The remaining two-thirds of enrollees stick with original Medicare. Of those, many pair it with a standalone Part D prescription drug plan, as well as a supplemental plan — aka "Medigap." Those policies cover some of your costs associated with Medicare, including copays or coinsurance associated with Parts A and B. They, too, limit what you'll pay out of pocket each year.

Your Medigap policy

While a number of companies offer Medigap insurance, they can only offer policies from a list of about 10 standardized plans. Each is simply assigned a letter: A, B, C, D, F, G, K, L, M and N. Some states also offer high-deductible versions of Plan F and G. (There also are Medicare Select plans, which are Medigap plans that are network-based and are available in some places.)

"Because the plans are standardized in most states, you may be able to remain with the same plan," said Elizabeth Gavino, founder of Lewin & Gavino and an independent broker and general agent for Medicare plans.

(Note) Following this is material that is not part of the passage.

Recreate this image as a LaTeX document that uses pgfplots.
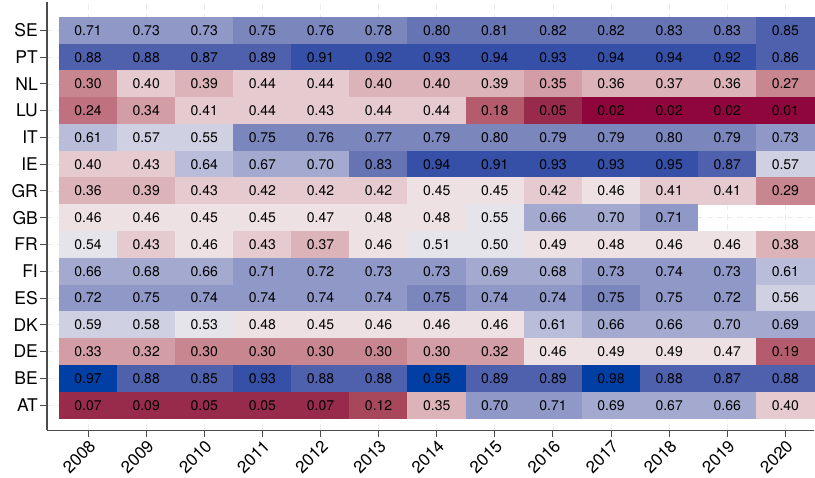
\documentclass[border=0pt]{standalone}
\usepackage{pgfplots}
\usepackage{pgfplotstable}
\pgfplotsset{compat=1.18}
\usepackage{fontspec}
\setmainfont{TeX Gyre Heros}

% one heat-map tile, sized to one x unit by one y unit of the axis below
\pgfdeclareplotmark{cell}{%
  \pgfpathrectangle{\pgfqpoint{-29.25pt}{-13.55pt}}{\pgfqpoint{58.5pt}{27.1pt}}%
  \pgfusepathqfill}

% diverging red--blue palette in steps of 0.05 (bin0 = 0.00--0.05, ..., bin19 = 0.95--1.00)
\definecolor{bin0}{RGB}{142,6,59}
\definecolor{bin1}{RGB}{152,43,75}
\definecolor{bin2}{RGB}{168,71,92}
\definecolor{bin3}{RGB}{180,92,109}
\definecolor{bin4}{RGB}{191,113,127}
\definecolor{bin5}{RGB}{200,134,144}
\definecolor{bin6}{RGB}{210,157,165}
\definecolor{bin7}{RGB}{220,179,185}
\definecolor{bin8}{RGB}{229,203,207}
\definecolor{bin9}{RGB}{237,225,227}
\definecolor{bin10}{RGB}{228,228,234}
\definecolor{bin11}{RGB}{207,209,226}
\definecolor{bin12}{RGB}{185,189,217}
\definecolor{bin13}{RGB}{164,170,207}
\definecolor{bin14}{RGB}{143,152,198}
\definecolor{bin15}{RGB}{122,134,188}
\definecolor{bin16}{RGB}{102,116,180}
\definecolor{bin17}{RGB}{79,97,172}
\definecolor{bin18}{RGB}{53,80,166}
\definecolor{bin19}{RGB}{2,63,165}

% x = year (0 = 2008), y = country row (0 = AT ... 14 = SE), v = share
\pgfplotstableread[row sep=\\]{
x y v \\
0 14 0.71 \\ 1 14 0.73 \\ 2 14 0.73 \\ 3 14 0.75 \\ 4 14 0.76 \\ 5 14 0.78 \\ 6 14 0.80 \\ 7 14 0.81 \\ 8 14 0.82 \\ 9 14 0.82 \\ 10 14 0.83 \\ 11 14 0.83 \\ 12 14 0.85 \\
0 13 0.88 \\ 1 13 0.88 \\ 2 13 0.87 \\ 3 13 0.89 \\ 4 13 0.91 \\ 5 13 0.92 \\ 6 13 0.93 \\ 7 13 0.94 \\ 8 13 0.93 \\ 9 13 0.94 \\ 10 13 0.94 \\ 11 13 0.92 \\ 12 13 0.86 \\
0 12 0.297 \\ 1 12 0.40 \\ 2 12 0.39 \\ 3 12 0.44 \\ 4 12 0.44 \\ 5 12 0.397 \\ 6 12 0.397 \\ 7 12 0.39 \\ 8 12 0.347 \\ 9 12 0.36 \\ 10 12 0.37 \\ 11 12 0.36 \\ 12 12 0.27 \\
0 11 0.24 \\ 1 11 0.34 \\ 2 11 0.41 \\ 3 11 0.44 \\ 4 11 0.43 \\ 5 11 0.44 \\ 6 11 0.44 \\ 7 11 0.18 \\ 8 11 0.05 \\ 9 11 0.02 \\ 10 11 0.02 \\ 11 11 0.02 \\ 12 11 0.01 \\
0 10 0.61 \\ 1 10 0.57 \\ 2 10 0.55 \\ 3 10 0.75 \\ 4 10 0.76 \\ 5 10 0.77 \\ 6 10 0.79 \\ 7 10 0.797 \\ 8 10 0.79 \\ 9 10 0.79 \\ 10 10 0.797 \\ 11 10 0.79 \\ 12 10 0.73 \\
0 9 0.40 \\ 1 9 0.43 \\ 2 9 0.64 \\ 3 9 0.67 \\ 4 9 0.697 \\ 5 9 0.83 \\ 6 9 0.94 \\ 7 9 0.91 \\ 8 9 0.93 \\ 9 9 0.93 \\ 10 9 0.947 \\ 11 9 0.87 \\ 12 9 0.57 \\
0 8 0.36 \\ 1 8 0.39 \\ 2 8 0.43 \\ 3 8 0.42 \\ 4 8 0.42 \\ 5 8 0.42 \\ 6 8 0.45 \\ 7 8 0.45 \\ 8 8 0.42 \\ 9 8 0.46 \\ 10 8 0.41 \\ 11 8 0.41 \\ 12 8 0.29 \\
0 7 0.46 \\ 1 7 0.46 \\ 2 7 0.45 \\ 3 7 0.45 \\ 4 7 0.47 \\ 5 7 0.48 \\ 6 7 0.48 \\ 7 7 0.547 \\ 8 7 0.66 \\ 9 7 0.697 \\ 10 7 0.71 \\
0 6 0.54 \\ 1 6 0.43 \\ 2 6 0.46 \\ 3 6 0.43 \\ 4 6 0.37 \\ 5 6 0.46 \\ 6 6 0.51 \\ 7 6 0.50 \\ 8 6 0.49 \\ 9 6 0.48 \\ 10 6 0.46 \\ 11 6 0.46 \\ 12 6 0.38 \\
0 5 0.66 \\ 1 5 0.68 \\ 2 5 0.66 \\ 3 5 0.71 \\ 4 5 0.72 \\ 5 5 0.73 \\ 6 5 0.73 \\ 7 5 0.69 \\ 8 5 0.68 \\ 9 5 0.73 \\ 10 5 0.74 \\ 11 5 0.73 \\ 12 5 0.61 \\
0 4 0.72 \\ 1 4 0.747 \\ 2 4 0.74 \\ 3 4 0.74 \\ 4 4 0.74 \\ 5 4 0.74 \\ 6 4 0.75 \\ 7 4 0.74 \\ 8 4 0.74 \\ 9 4 0.75 \\ 10 4 0.747 \\ 11 4 0.72 \\ 12 4 0.56 \\
0 3 0.59 \\ 1 3 0.58 \\ 2 3 0.53 \\ 3 3 0.48 \\ 4 3 0.45 \\ 5 3 0.46 \\ 6 3 0.46 \\ 7 3 0.46 \\ 8 3 0.61 \\ 9 3 0.66 \\ 10 3 0.66 \\ 11 3 0.697 \\ 12 3 0.69 \\
0 2 0.33 \\ 1 2 0.32 \\ 2 2 0.297 \\ 3 2 0.297 \\ 4 2 0.297 \\ 5 2 0.297 \\ 6 2 0.30 \\ 7 2 0.32 \\ 8 2 0.46 \\ 9 2 0.49 \\ 10 2 0.49 \\ 11 2 0.47 \\ 12 2 0.19 \\
0 1 0.97 \\ 1 1 0.88 \\ 2 1 0.85 \\ 3 1 0.93 \\ 4 1 0.88 \\ 5 1 0.88 \\ 6 1 0.95 \\ 7 1 0.89 \\ 8 1 0.89 \\ 9 1 0.98 \\ 10 1 0.88 \\ 11 1 0.87 \\ 12 1 0.88 \\
0 0 0.07 \\ 1 0 0.09 \\ 2 0 0.05 \\ 3 0 0.05 \\ 4 0 0.07 \\ 5 0 0.12 \\ 6 0 0.35 \\ 7 0 0.70 \\ 8 0 0.71 \\ 9 0 0.69 \\ 10 0 0.67 \\ 11 0 0.66 \\ 12 0 0.40 \\
}\heat

\begin{document}
\begin{tikzpicture}
\begin{axis}[
  scale only axis, width=767pt, height=428pt,
  xmin=-0.706, xmax=12.5, ymin=-0.937, ymax=15.06,
  axis x line*=bottom, axis y line*=left,
  axis line style={-, draw=black!70, line width=1.1pt},
  tick align=outside, major tick length=7pt,
  tick style={draw=black!70, line width=1pt},
  xtick={0,...,12},
  xticklabels={2008,2009,2010,2011,2012,2013,2014,2015,2016,2017,2018,2019,2020},
  ytick={0,...,14},
  yticklabels={AT,BE,DE,DK,ES,FI,FR,GB,GR,IE,IT,LU,NL,PT,SE},
  grid=major,
  major grid style={draw=black!8, line width=0.8pt, dash pattern=on 6pt off 4pt},
  point meta min=-0.002, point meta max=0.998,
  xticklabel style={rotate=45, anchor=north east, font=\fontsize{17}{19}\selectfont, inner sep=1pt},
  yticklabel style={font=\fontsize{17.5}{20}\selectfont, inner sep=2pt},
]
% tiles, coloured by the 0.05-wide bin that the value falls in
\addplot[scatter, only marks, mark=cell, point meta=\thisrow{v},
  scatter/@pre marker code/.code={%
    \pgfmathtruncatemacro\cellbin{min(19,\pgfplotspointmetatransformed/50)}%
    \pgfsetfillcolor{bin\cellbin}},
  scatter/@post marker code/.code={},
] table[x=x, y=y] {\heat};
% printed values
\addplot[draw=none, mark=none, point meta=\thisrow{v},
  nodes near coords={\pgfmathprintnumber[fixed,fixed zerofill,precision=2,assume math mode=true]{\pgfplotspointmeta}},
  every node near coord/.append style={anchor=center, text=black, font=\fontsize{14}{16}\selectfont, inner sep=0pt},
] table[x=x, y=y] {\heat};
\end{axis}
% white margin to the left of the labels, below the years and above the frame
\path ([shift={(-47pt,-47pt)}]current axis.south west) rectangle ([yshift=2pt]current axis.north east);
\end{tikzpicture}
\end{document}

However, she said, the cost may be lower or higher than what you've been paying, depending on where you're moving.

Call your carrier and tell them the new ZIP code, and they'll let you know the cost. Sometimes you'll get pleasantly surprised that it's lower.
Danielle Roberts
Co-founder of Boomer Benefits

For instance, for a woman turning 65 this year, the cost for Plan G among the top 10 markets ranges from just under $92 per month in Chicago to $476 monthly in New York, according to the American Association for Medicare Supplement Insurance. For men, the range is about $104 in Chicago to $509 in Philadelphia.

"Call your carrier and tell them the new ZIP code, and they'll let you know the cost," said Danielle Roberts, co-founder of Boomer Benefits, a Medicare insurance agency. "Sometimes you'll get pleasantly surprised that it's lower."

If it's not, you could look for a cheaper policy. However, you may have to undergo medical underwriting. Medigap policies come with their own rules for enrolling, and some states have different enrollment standards than others. 

Your Part D prescription drug plan

If you have a standalone Part D plan for prescription drug coverage, you'll need to sign up for a new one in your new state of residence. 

"The Part D benefits may be different in another state," Roberts said. "Even if the plan has the same name, you still have to switch because those plans are state-specific."

You get two months to do that — otherwise you would need to wait until the next open enrollment (in the fall) and could be penalized for having no acceptable prescription drug coverage. Those penalties are 1% of the national base premium ($32.74 for 2020) for each full month that you didn't have coverage.

Your Advantage Plan

The availability of Advantage Plans — and the specifics of each plan — vary from state to state. This means that as with standalone Part D prescription plans, you'll still need to enroll in a new Advantage option even if it's called the same thing.

"The specifics inside the plans will be different, including the network," Roberts said.

You also get two months to make this switch.

If you're considering a move to an area where the Advantage Plan options are limited — often in more rural areas — and one is not suitable, you can consider a Medigap plan. Again, however,  you may have to undergo medical underwriting, depending on the specifics of your situation.